## START
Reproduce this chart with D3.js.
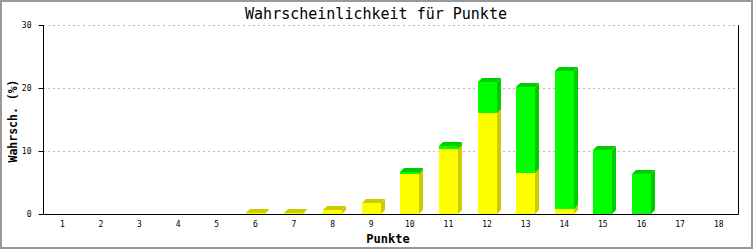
<!DOCTYPE html>
<html>
<head>
<meta charset="utf-8">
<script src="https://cdn.jsdelivr.net/npm/d3@7"></script>
<style>
  body { margin: 0; background: #fff; }
  text { font-family: "DejaVu Sans Mono", monospace; }
</style>
</head>
<body>
<svg class="chart"></svg>
<script>
// chart data
var punkte = ["1","2","3","4","5","6","7","8","9","10","11","12","13","14","15","16","17","18"];
var gelb  = [0, 0, 0, 0, 0, 0.1, 0.1, 0.7, 1.8, 6.3, 10.3, 16.0, 6.5, 0.8, 0, 0, 0, 0];
var gruen = [0, 0, 0, 0, 0, 0, 0, 0, 0, 0.35, 0.5, 5.0, 13.7, 21.9, 10.1, 6.4, 0, 0];
var yTicks = [0, 10, 20, 30];

var width = 753, height = 250;
var plotLeft = 43, plotRight = 738, plotTop = 25, plotBottom = 214;
var depth = 4, barW = 19;

var svg = d3.select(".chart").attr("width", width).attr("height", height);

svg.append("rect").attr("x", 1).attr("y", 1).attr("width", 751).attr("height", 247)
   .attr("fill", "#fff").attr("stroke", "#999").attr("stroke-width", 2);

var x = d3.scaleBand().domain(punkte).range([plotLeft, plotRight]);
var y = d3.scaleLinear().domain([0, 30]).range([plotBottom, plotTop]);

// grid lines
svg.selectAll("line.grid")
   .data(yTicks.slice(1))
   .enter().append("line")
   .attr("x1", plotLeft).attr("x2", plotRight)
   .attr("y1", function(d) { return y(d) + 0.5; })
   .attr("y2", function(d) { return y(d) + 0.5; })
   .attr("stroke", "#bbb").attr("stroke-dasharray", "2,3");

// stacked 3d bars
function drawSegment(xPos, v0, v1, front, dark) {
  var y0 = Math.round(y(v0)), y1 = Math.round(y(v1));
  var g = svg.append("g");
  g.append("rect").attr("x", xPos).attr("y", y1).attr("width", barW).attr("height", y0 - y1).attr("fill", front);
  g.append("polygon").attr("fill", dark)
   .attr("points", [[xPos + barW, y1], [xPos + barW + depth, y1 - depth], [xPos + barW + depth, y0 - depth], [xPos + barW, y0]].join(" "));
  g.append("polygon").attr("fill", dark)
   .attr("points", [[xPos, y1], [xPos + depth, y1 - depth], [xPos + barW + depth, y1 - depth], [xPos + barW, y1]].join(" "));
}

punkte.forEach(function(p, i) {
  var xPos = Math.round(x(p) + x.bandwidth() / 2 - barW / 2);
  if (gelb[i] > 0) drawSegment(xPos, 0, gelb[i], "#ffff00", "#cccc00");
  if (gruen[i] > 0) drawSegment(xPos, gelb[i], gelb[i] + gruen[i], "#00ff00", "#00cc00");
});

// axes
var yAxis = d3.axisLeft(y).tickValues(yTicks).tickSize(5).tickPadding(7);
var yG = svg.append("g").attr("transform", "translate(" + (plotLeft + 0.5) + ",0)").call(yAxis);
yG.select(".domain").remove();
yG.selectAll("text").style("font-size", "8px").style("font-family", "DejaVu Sans Mono");

var xAxis = d3.axisBottom(x).tickSize(0).tickPadding(7);
var xG = svg.append("g").attr("transform", "translate(0," + (plotBottom + 0.5) + ")").call(xAxis);
xG.select(".domain").remove();
xG.selectAll("text").style("font-size", "8px").style("font-family", "DejaVu Sans Mono");

svg.append("path")
   .attr("d", "M" + (plotLeft + 0.5) + "," + plotTop + "V" + (plotBottom + 0.5) + "H" + (plotRight + 0.5) + "V" + plotTop)
   .attr("fill", "none").attr("stroke", "#000");

// titles
svg.append("text").attr("x", 376).attr("y", 19).attr("text-anchor", "middle")
   .style("font-size", "15px").text("Wahrscheinlichkeit für Punkte");

svg.append("text").attr("x", 388).attr("y", 243).attr("text-anchor", "middle")
   .style("font-size", "12px").style("font-weight", "bold").text("Punkte");

svg.append("text").attr("transform", "translate(17,121) rotate(-90)").attr("text-anchor", "middle")
   .style("font-size", "11.5px").style("font-weight", "bold").text("Wahrsch. (%)");
</script>
</body>
</html>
## END
> _Task instructions_
Return the listing above in full and without alteration, excluding its pictures.

> _Task answer_
Reproduce this chart with D3.js.
<!DOCTYPE html>
<html>
<head>
<meta charset="utf-8">
<script src="https://cdn.jsdelivr.net/npm/d3@7"></script>
<style>
  body { margin: 0; background: #fff; }
  text { font-family: "DejaVu Sans Mono", monospace; }
</style>
</head>
<body>
<svg class="chart"></svg>
<script>
// chart data
var punkte = ["1","2","3","4","5","6","7","8","9","10","11","12","13","14","15","16","17","18"];
var gelb  = [0, 0, 0, 0, 0, 0.1, 0.1, 0.7, 1.8, 6.3, 10.3, 16.0, 6.5, 0.8, 0, 0, 0, 0];
var gruen = [0, 0, 0, 0, 0, 0, 0, 0, 0, 0.35, 0.5, 5.0, 13.7, 21.9, 10.1, 6.4, 0, 0];
var yTicks = [0, 10, 20, 30];

var width = 753, height = 250;
var plotLeft = 43, plotRight = 738, plotTop = 25, plotBottom = 214;
var depth = 4, barW = 19;

var svg = d3.select(".chart").attr("width", width).attr("height", height);

svg.append("rect").attr("x", 1).attr("y", 1).attr("width", 751).attr("height", 247)
   .attr("fill", "#fff").attr("stroke", "#999").attr("stroke-width", 2);

var x = d3.scaleBand().domain(punkte).range([plotLeft, plotRight]);
var y = d3.scaleLinear().domain([0, 30]).range([plotBottom, plotTop]);

// grid lines
svg.selectAll("line.grid")
   .data(yTicks.slice(1))
   .enter().append("line")
   .attr("x1", plotLeft).attr("x2", plotRight)
   .attr("y1", function(d) { return y(d) + 0.5; })
   .attr("y2", function(d) { return y(d) + 0.5; })
   .attr("stroke", "#bbb").attr("stroke-dasharray", "2,3");

// stacked 3d bars
function drawSegment(xPos, v0, v1, front, dark) {
  var y0 = Math.round(y(v0)), y1 = Math.round(y(v1));
  var g = svg.append("g");
  g.append("rect").attr("x", xPos).attr("y", y1).attr("width", barW).attr("height", y0 - y1).attr("fill", front);
  g.append("polygon").attr("fill", dark)
   .attr("points", [[xPos + barW, y1], [xPos + barW + depth, y1 - depth], [xPos + barW + depth, y0 - depth], [xPos + barW, y0]].join(" "));
  g.append("polygon").attr("fill", dark)
   .attr("points", [[xPos, y1], [xPos + depth, y1 - depth], [xPos + barW + depth, y1 - depth], [xPos + barW, y1]].join(" "));
}

punkte.forEach(function(p, i) {
  var xPos = Math.round(x(p) + x.bandwidth() / 2 - barW / 2);
  if (gelb[i] > 0) drawSegment(xPos, 0, gelb[i], "#ffff00", "#cccc00");
  if (gruen[i] > 0) drawSegment(xPos, gelb[i], gelb[i] + gruen[i], "#00ff00", "#00cc00");
});

// axes
var yAxis = d3.axisLeft(y).tickValues(yTicks).tickSize(5).tickPadding(7);
var yG = svg.append("g").attr("transform", "translate(" + (plotLeft + 0.5) + ",0)").call(yAxis);
yG.select(".domain").remove();
yG.selectAll("text").style("font-size", "8px").style("font-family", "DejaVu Sans Mono");

var xAxis = d3.axisBottom(x).tickSize(0).tickPadding(7);
var xG = svg.append("g").attr("transform", "translate(0," + (plotBottom + 0.5) + ")").call(xAxis);
xG.select(".domain").remove();
xG.selectAll("text").style("font-size", "8px").style("font-family", "DejaVu Sans Mono");

svg.append("path")
   .attr("d", "M" + (plotLeft + 0.5) + "," + plotTop + "V" + (plotBottom + 0.5) + "H" + (plotRight + 0.5) + "V" + plotTop)
   .attr("fill", "none").attr("stroke", "#000");

// titles
svg.append("text").attr("x", 376).attr("y", 19).attr("text-anchor", "middle")
   .style("font-size", "15px").text("Wahrscheinlichkeit für Punkte");

svg.append("text").attr("x", 388).attr("y", 243).attr("text-anchor", "middle")
   .style("font-size", "12px").style("font-weight", "bold").text("Punkte");

svg.append("text").attr("transform", "translate(17,121) rotate(-90)").attr("text-anchor", "middle")
   .style("font-size", "11.5px").style("font-weight", "bold").text("Wahrsch. (%)");
</script>
</body>
</html>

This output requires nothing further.